§ **To do**
Your task is to retype the lines from the opening of the material through the line that includes "import pandas as pd". Do not copy the pictures.

* * * * *

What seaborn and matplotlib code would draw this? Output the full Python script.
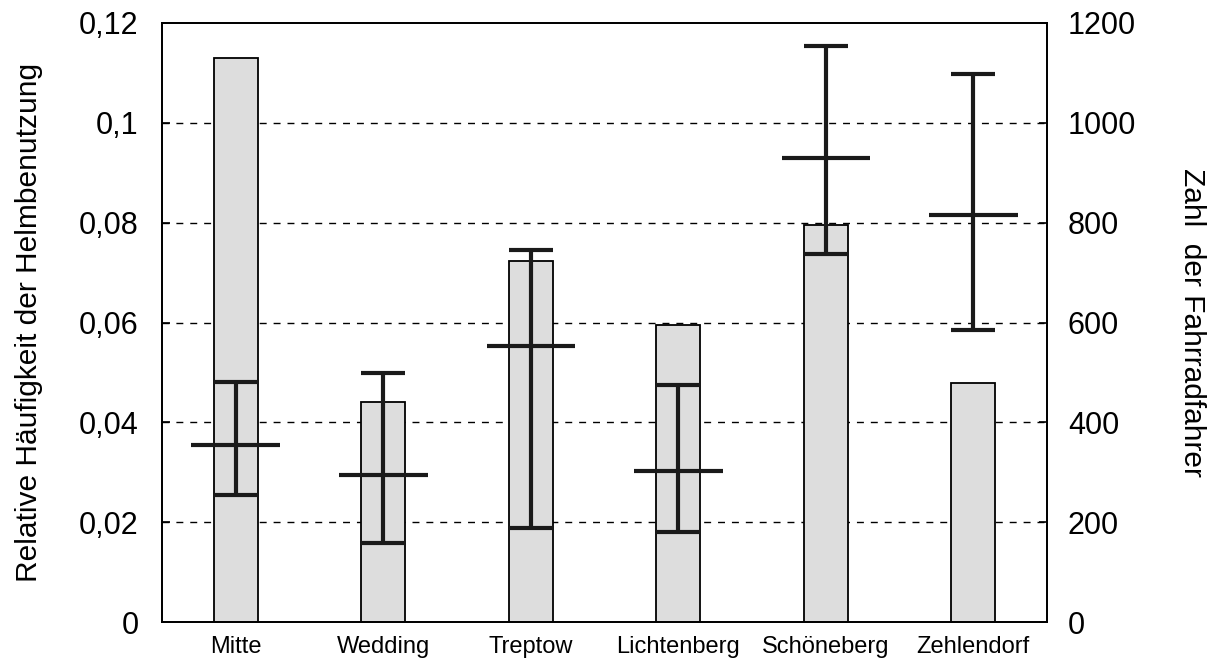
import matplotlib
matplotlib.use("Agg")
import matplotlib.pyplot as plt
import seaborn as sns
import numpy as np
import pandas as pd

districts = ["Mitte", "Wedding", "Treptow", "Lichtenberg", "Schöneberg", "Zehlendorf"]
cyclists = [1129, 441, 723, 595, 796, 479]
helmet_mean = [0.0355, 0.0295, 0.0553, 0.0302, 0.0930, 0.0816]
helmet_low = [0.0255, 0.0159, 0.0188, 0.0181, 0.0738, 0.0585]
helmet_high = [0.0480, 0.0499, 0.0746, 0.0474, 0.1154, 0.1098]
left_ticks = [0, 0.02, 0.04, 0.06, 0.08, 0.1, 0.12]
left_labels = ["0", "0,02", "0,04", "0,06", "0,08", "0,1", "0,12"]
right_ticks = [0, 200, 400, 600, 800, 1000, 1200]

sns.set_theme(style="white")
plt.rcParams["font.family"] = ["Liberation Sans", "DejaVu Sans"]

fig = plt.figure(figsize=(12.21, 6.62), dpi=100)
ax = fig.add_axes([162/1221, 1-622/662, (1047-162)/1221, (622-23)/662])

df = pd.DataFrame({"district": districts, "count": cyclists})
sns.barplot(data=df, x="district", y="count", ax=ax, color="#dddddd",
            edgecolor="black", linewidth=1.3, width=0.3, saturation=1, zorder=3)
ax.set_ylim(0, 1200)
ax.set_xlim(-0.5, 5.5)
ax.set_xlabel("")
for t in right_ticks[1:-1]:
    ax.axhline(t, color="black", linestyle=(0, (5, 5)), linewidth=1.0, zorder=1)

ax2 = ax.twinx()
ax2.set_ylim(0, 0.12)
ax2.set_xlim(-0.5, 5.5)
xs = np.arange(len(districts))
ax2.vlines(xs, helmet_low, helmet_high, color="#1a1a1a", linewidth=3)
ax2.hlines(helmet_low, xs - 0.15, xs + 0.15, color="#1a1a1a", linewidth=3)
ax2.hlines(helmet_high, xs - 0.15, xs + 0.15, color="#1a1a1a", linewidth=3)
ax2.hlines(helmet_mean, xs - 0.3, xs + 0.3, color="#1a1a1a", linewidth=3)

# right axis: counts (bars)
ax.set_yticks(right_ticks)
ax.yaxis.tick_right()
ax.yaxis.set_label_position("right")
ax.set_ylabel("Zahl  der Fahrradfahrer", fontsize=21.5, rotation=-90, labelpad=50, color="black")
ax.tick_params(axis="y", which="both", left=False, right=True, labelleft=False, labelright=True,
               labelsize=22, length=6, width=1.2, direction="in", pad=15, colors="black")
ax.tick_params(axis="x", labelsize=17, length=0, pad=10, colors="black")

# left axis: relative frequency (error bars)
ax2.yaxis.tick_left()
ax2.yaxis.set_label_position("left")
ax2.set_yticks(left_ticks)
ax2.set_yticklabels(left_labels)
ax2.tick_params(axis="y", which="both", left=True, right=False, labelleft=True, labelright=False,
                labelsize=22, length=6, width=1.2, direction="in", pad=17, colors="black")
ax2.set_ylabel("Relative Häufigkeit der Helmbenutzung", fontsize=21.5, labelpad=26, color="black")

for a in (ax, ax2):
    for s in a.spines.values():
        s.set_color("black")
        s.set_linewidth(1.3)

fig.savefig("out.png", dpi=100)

* * * * *

§ **Final result**
What seaborn and matplotlib code would draw this? Output the full Python script.
import matplotlib
matplotlib.use("Agg")
import matplotlib.pyplot as plt
import seaborn as sns
import numpy as np
import pandas as pd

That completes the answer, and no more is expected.